According to St. Thomas, the greatest and most basic dignity of Mary is the fact that she is the Mother of God. Most closely related to her divine motherhood is her spiritual motherhood over all of us, for by the very fact that she became the mother of the head of the mystical body, she necessarily became the mother of the members of that same body.

In this beautiful book, Father Bernard dwells especially on the spiritual motherhood of Mary. In the first part of the book, he lays the foundation in an extended treatment of the divine motherhood. In the second part, he goes through the earthly phases of the life and mysteries of Mary, from her early life through the Annunciation and the Nativity up to her cooperation on Calvary and the Assumption which flows from her sharing in Calvary.

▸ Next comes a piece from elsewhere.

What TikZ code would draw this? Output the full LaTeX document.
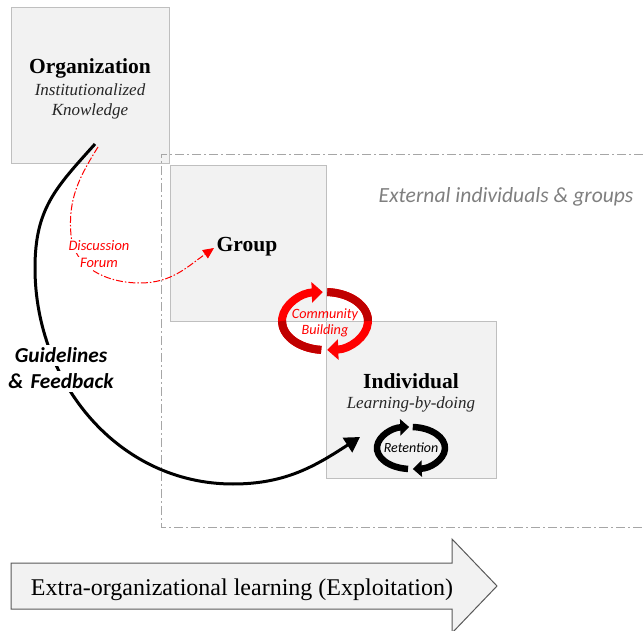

In the third and final part, he takes up Mary's power of intercession and mediation on our behalf now in heaven.

The method used by the author is scientific, yet the book is by no means too difficult to be followed by a reader not trained in theology. Rather, lovers of Mary can rejoice to see the solidity of the theological foundations on which the fullest forms of Marian devotion can and should rest.

Among the many splendid features of the work, we might single out just a few for special mention.

Today there is much discussion of the priesthood of the laity. Father Bernard explains well the most special sort of sharing in the priesthood of Christ that Mary possessed. She did not receive the sacrament of orders, yet, by becoming the Mother of God, "her entire person and her very being were sealed with a sacred mark to which the sacramental character cannot remotely compare. Christ was not ordained to the priesthood either. He is a priest in his very substance through the hypostatic union. And Mary, his mother, through her relationship to this union, also received more than ordination" (p. 22).

Again, lest in focusing our attention on our marvelous closeness to Christ through the mystical body we should feel inclined to leave Mary out of the picture, Father Bernard reminds us that "every Christian is a member of Christ and ... the reason every Christian is a child of Mary is because he is one with Christ.... Since she brought forth the head, it was inevitable and divinely providential that she should likewise bring forth the whole body" (p. 31).

Especially beautiful, too, is the author's presentation of the ideas of St. Thomas on the quasi-sacramental effects on Mary of the Annunciation: "The presence of the child within Mary was for her the matter of the sacrament.... The form of the sacrament was contained, as it were, in the inspired words, those of the angel and even more those of Mary—words that settled everything, gave the event its full meaning and effected what they signified.... By the very fact of her union with her son ... Mary was marked with his seal, confirmed in him, ordered to him and completely consummated in him" (p. 70).

In the original French this book has had four editions. This reviewer hopes the English may have at least that many.